I have to admit, I was like the younger of the two as a child. I was good at doing things that can’t be measured, like helping my mom or giving up gum, which I wasn’t really into anyway. These two have challenged me this year to give up my one vice. Diet cola. I think this is a good idea in theory. I have been working on cutting back, and I have, significantly. (It’s difficult and probably disgusting to discuss just how much I drink.) I’m fearful I cannot go without it.
My other idea was to give up naps. I’m pretty sure that’s impossible, since I take some meds that make me sleep. So, slight problem. (I’m convinced docs and pharma are in cahoots to produce drugs that make people rest, since we never really do. But that’s another blog.)
In my mind, I’ve always believed one of the most important parts of parenting was leading by example. I know this is true when I watch my beauties pick up on my stupid bad habits. Or, less regularly, when they pick up on the good ones. (I do have some.)

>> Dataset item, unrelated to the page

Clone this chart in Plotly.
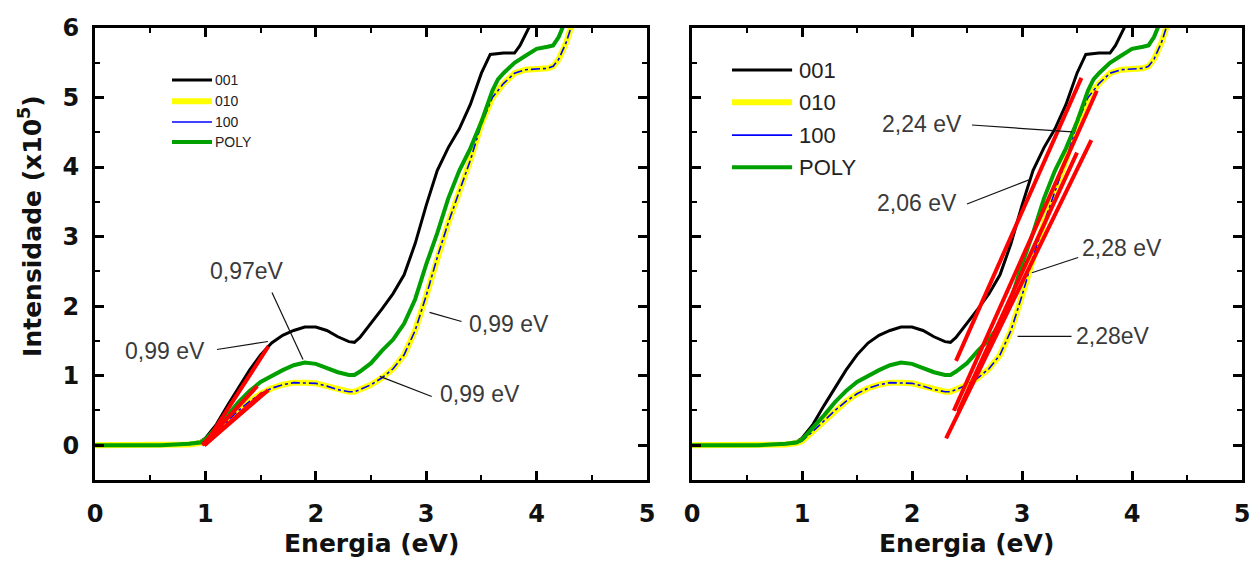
import plotly.graph_objects as go

# ---------------- data ----------------
series_names = ["001", "010", "100", "POLY"]
series_colors = ["#000000", "#ffff00", "#0000ff", "#00a000"]

energy_001 = [0, 0.3, 0.6, 0.85, 0.95, 1.0, 1.1, 1.2, 1.3, 1.4, 1.5, 1.6, 1.7, 1.8, 1.9,
              2.0, 2.1, 2.2, 2.3, 2.35, 2.4, 2.5, 2.6, 2.7, 2.8, 2.9, 3.0, 3.1, 3.2, 3.3,
              3.4, 3.5, 3.58, 3.7, 3.8, 3.85, 3.9, 3.96]
inten_001 = [0, 0, 0, 0.02, 0.05, 0.1, 0.3, 0.57, 0.83, 1.08, 1.3, 1.47, 1.58, 1.65, 1.7,
             1.7, 1.65, 1.56, 1.49, 1.48, 1.55, 1.75, 1.96, 2.18, 2.45, 2.9, 3.45, 3.95, 4.28, 4.55,
             4.9, 5.35, 5.62, 5.64, 5.64, 5.75, 5.92, 6.1]

energy_010 = [0, 0.3, 0.6, 0.85, 0.95, 1.0, 1.1, 1.2, 1.3, 1.4, 1.5, 1.6, 1.7, 1.8, 1.9,
              2.0, 2.1, 2.2, 2.3, 2.35, 2.4, 2.5, 2.6, 2.7, 2.8, 2.9, 3.0, 3.1, 3.2, 3.3,
              3.4, 3.5, 3.6, 3.7, 3.8, 3.9, 4.0, 4.1, 4.15, 4.2, 4.27, 4.33]
inten_010 = [0, 0, 0, 0.01, 0.03, 0.06, 0.2, 0.35, 0.5, 0.63, 0.74, 0.82, 0.87, 0.9, 0.9,
             0.89, 0.85, 0.8, 0.77, 0.77, 0.8, 0.87, 0.97, 1.1, 1.3, 1.65, 2.15, 2.7, 3.2, 3.65,
             4.1, 4.62, 5.0, 5.2, 5.35, 5.4, 5.41, 5.42, 5.45, 5.55, 5.8, 6.1]

energy_100 = [0, 0.3, 0.6, 0.85, 0.95, 1.0, 1.1, 1.2, 1.3, 1.4, 1.5, 1.6, 1.7, 1.8, 1.9,
              2.0, 2.1, 2.2, 2.3, 2.35, 2.4, 2.5, 2.6, 2.7, 2.8, 2.9, 3.0, 3.1, 3.2, 3.3,
              3.4, 3.5, 3.6, 3.7, 3.8, 3.9, 4.0, 4.1, 4.15, 4.2, 4.27, 4.33]
inten_100 = [0, 0, 0, 0.01, 0.03, 0.06, 0.2, 0.35, 0.5, 0.63, 0.74, 0.82, 0.87, 0.9, 0.9,
             0.89, 0.85, 0.8, 0.77, 0.77, 0.8, 0.87, 0.97, 1.1, 1.3, 1.65, 2.15, 2.7, 3.2, 3.65,
             4.1, 4.62, 5.0, 5.2, 5.35, 5.4, 5.41, 5.42, 5.45, 5.55, 5.8, 6.1]

energy_poly = [0, 0.3, 0.6, 0.85, 0.95, 1.0, 1.1, 1.2, 1.3, 1.4, 1.5, 1.6, 1.7, 1.8, 1.9,
               2.0, 2.1, 2.2, 2.3, 2.35, 2.4, 2.5, 2.6, 2.7, 2.8, 2.9, 3.0, 3.1, 3.2, 3.3,
               3.4, 3.5, 3.6, 3.65, 3.7, 3.8, 3.9, 4.0, 4.1, 4.15, 4.2, 4.26]
inten_poly = [0, 0, 0, 0.02, 0.04, 0.08, 0.25, 0.43, 0.62, 0.78, 0.91, 1.0, 1.08, 1.15, 1.19,
              1.17, 1.11, 1.05, 1.01, 1.01, 1.06, 1.18, 1.36, 1.52, 1.75, 2.1, 2.6, 3.05, 3.55, 3.95,
              4.27, 4.65, 5.1, 5.26, 5.35, 5.5, 5.6, 5.7, 5.73, 5.75, 5.87, 6.1]

# Linear fits of the absorption edge: gap energy (x-intercept), slope, fitted energy span
# first edge (left panel)
gap1_eV = [0.99, 0.99, 0.99, 0.97]
gap1_slope = [2.45, 1.37, 1.42, 1.70]
gap1_xmax = [1.57, 1.57, 1.52, 1.47]
# second edge (right panel)
gap2_eV = [2.06, 2.28, 2.28, 2.24]
gap2_slope = [3.57, 3.25, 3.45, 3.54]
gap2_xmin = [2.40, 2.31, 2.42, 2.38]
gap2_xmax = [3.54, 3.63, 3.50, 3.68]

# Gap labels: text, text centre (E, I), leader start, leader end
labels_left = ["0,97eV", "0,99 eV", "0,99 eV", "0,99 eV"]
labels_left_pos = [(1.377, 2.50), (0.634, 1.35), (3.487, 0.73), (3.75, 1.75)]
labels_left_lead = [((1.603, 2.195), (1.884, 1.234)), ((1.105, 1.377), (1.567, 1.492)),
                    ((2.58, 0.99), (3.05, 0.70)), ((3.03, 1.91), (3.32, 1.78))]
labels_right = ["2,24 eV", "2,06 eV", "2,28 eV", "2,28eV"]
labels_right_pos = [(2.09, 4.62), (2.045, 3.486), (3.91, 2.84), (3.83, 1.564)]
labels_right_lead = [((2.545, 4.605), (3.455, 4.505)), ((2.50, 3.47), (3.07, 3.82)),
                     ((3.51, 2.70), (3.09, 2.48)), ((3.45, 1.564), (2.96, 1.564))]

x_ticks = [0, 1, 2, 3, 4, 5]
y_ticks = [0, 1, 2, 3, 4, 5, 6]

# ---------------- figure ----------------
energies = [energy_001, energy_010, energy_100, energy_poly]
intens = [inten_001, inten_010, inten_100, inten_poly]
widths = [3, 6, 1.6, 4]
dashes = ["solid", "solid", "dashdot", "solid"]
draw_order = [0, 1, 2, 3]

fig = go.Figure()

for xa, ya in [("x", "y"), ("x2", "y2")]:
    for i in draw_order:
        fig.add_trace(go.Scatter(
            x=energies[i], y=intens[i], mode="lines", name=series_names[i],
            line=dict(color=series_colors[i], width=widths[i], dash=dashes[i], shape="linear"),
            xaxis=xa, yaxis=ya, showlegend=False, hoverinfo="skip"))

# red edge fits
for i in range(4):
    xs = [gap1_eV[i], gap1_xmax[i]]
    ys = [gap1_slope[i] * (v - gap1_eV[i]) for v in xs]
    fig.add_trace(go.Scatter(x=xs, y=ys, mode="lines", line=dict(color="#ff0000", width=4),
                             xaxis="x", yaxis="y", showlegend=False, hoverinfo="skip"))
for i in range(4):
    xs = [gap2_xmin[i], gap2_xmax[i]]
    ys = [gap2_slope[i] * (v - gap2_eV[i]) for v in xs]
    fig.add_trace(go.Scatter(x=xs, y=ys, mode="lines", line=dict(color="#ff0000", width=4),
                             xaxis="x2", yaxis="y2", showlegend=False, hoverinfo="skip"))

annotations = []
shapes = []
label_font = dict(family="Liberation Sans, Arial", size=23, color="#3a3a3a")

for (texts, pos, leads, xr, yr) in [(labels_left, labels_left_pos, labels_left_lead, "x", "y"),
                                    (labels_right, labels_right_pos, labels_right_lead, "x2", "y2")]:
    for t, (px, py), ((x0, y0), (x1, y1)) in zip(texts, pos, leads):
        annotations.append(dict(text=t, x=px, y=py, xref=xr, yref=yr, showarrow=False,
                                xanchor="center", yanchor="middle", font=label_font))
        shapes.append(dict(type="line", x0=x0, y0=y0, x1=x1, y1=y1, xref=xr, yref=yr,
                           line=dict(color="#111111", width=1.2)))

# legends (one per panel, different sizes)
legend_specs = [
    dict(xr="x domain", yr="y domain", x0=0.1395, x1=0.212, xt=0.214,
         ys=[0.885, 0.838, 0.792, 0.748], size=14),
    dict(xr="x2 domain", yr="y2 domain", x0=0.0727, x1=0.182, xt=0.191,
         ys=[0.907, 0.836, 0.763, 0.692], size=22),
]
legend_widths = [3, 6, 1.6, 4]
for spec in legend_specs:
    for i, yv in enumerate(spec["ys"]):
        shapes.append(dict(type="line", xref=spec["xr"], yref=spec["yr"],
                           x0=spec["x0"], x1=spec["x1"], y0=yv, y1=yv,
                           line=dict(color=series_colors[i], width=legend_widths[i])))
        annotations.append(dict(text=series_names[i], xref=spec["xr"], yref=spec["yr"],
                                x=spec["xt"], y=yv, xanchor="left", yanchor="middle",
                                showarrow=False,
                                font=dict(family="Liberation Sans, Arial", size=spec["size"],
                                          color="#222222")))

title_font = dict(family="DejaVu Sans", size=25, color="#111111", weight="bold")
annotations.append(dict(text="Intensidade (x10<sup>5</sup>)", xref="paper", yref="paper",
                        x=0.0248, y=0.603, textangle=-90, showarrow=False,
                        xanchor="center", yanchor="middle", font=title_font))
for xc in [0.2968, 0.7736]:
    annotations.append(dict(text="Energia (eV)", xref="paper", yref="paper",
                            x=xc, y=0.044, showarrow=False,
                            xanchor="center", yanchor="middle", font=title_font))

tick_font = dict(family="DejaVu Sans", size=24, color="#111111", weight="bold")
axis_common = dict(showline=True, linewidth=3, linecolor="black", mirror="allticks",
                   ticks="inside", ticklen=9, tickwidth=3, tickcolor="black",
                   showgrid=False, zeroline=False, tickfont=tick_font, automargin=False,
                   ticklabeloverflow="allow")

fig.update_layout(
    width=1250, height=569,
    margin=dict(l=0, r=0, t=0, b=0, autoexpand=False),
    paper_bgcolor="white", plot_bgcolor="white",
    xaxis=dict(domain=[0.076, 0.5176], range=[0, 5], tickvals=x_ticks, anchor="y",
               minor=dict(dtick=0.5, ticks="inside", ticklen=5, tickwidth=2, tickcolor="black"),
               ticklabelstandoff=10, **axis_common),
    yaxis=dict(domain=[0.1564, 0.9508], range=[-0.5, 6], tickvals=y_ticks, anchor="x",
               minor=dict(dtick=0.5, tick0=0, ticks="inside", ticklen=5, tickwidth=2, tickcolor="black"),
               ticklabelstandoff=8, **axis_common),
    xaxis2=dict(domain=[0.5536, 0.9936], range=[0, 5], tickvals=x_ticks, anchor="y2",
                minor=dict(dtick=0.5, ticks="inside", ticklen=5, tickwidth=2, tickcolor="black"),
                ticklabelstandoff=10, **axis_common),
    yaxis2=dict(domain=[0.1564, 0.9508], range=[-0.5, 6], tickvals=y_ticks, anchor="x2",
                showticklabels=False,
                minor=dict(dtick=0.5, tick0=0, ticks="inside", ticklen=5, tickwidth=2, tickcolor="black"),
                **axis_common),
    annotations=annotations,
    shapes=shapes,
)

fig.write_html("out.html")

So, it looks like my beloved Diet Pepsi will be taking a little vaca. (I started boycotting Coke when they hired Michael Sam to represent them – not because he’s gay, but because he proposed to his partner on top of a Vatican building.)
This year will likely be the most challenging Lent I my lifetime. I know that sounds pathetic, but when you don’t drink, don’t do drugs and have diabetes, diet soda can become your only indulgence. (That and chocolate.)
I’m sort of excited about this. I know I can do it. I don’t know if I actually want to do it, but I think real sacrifice is the next step on my road back to the arms of God. I’ll let you know in 40 days.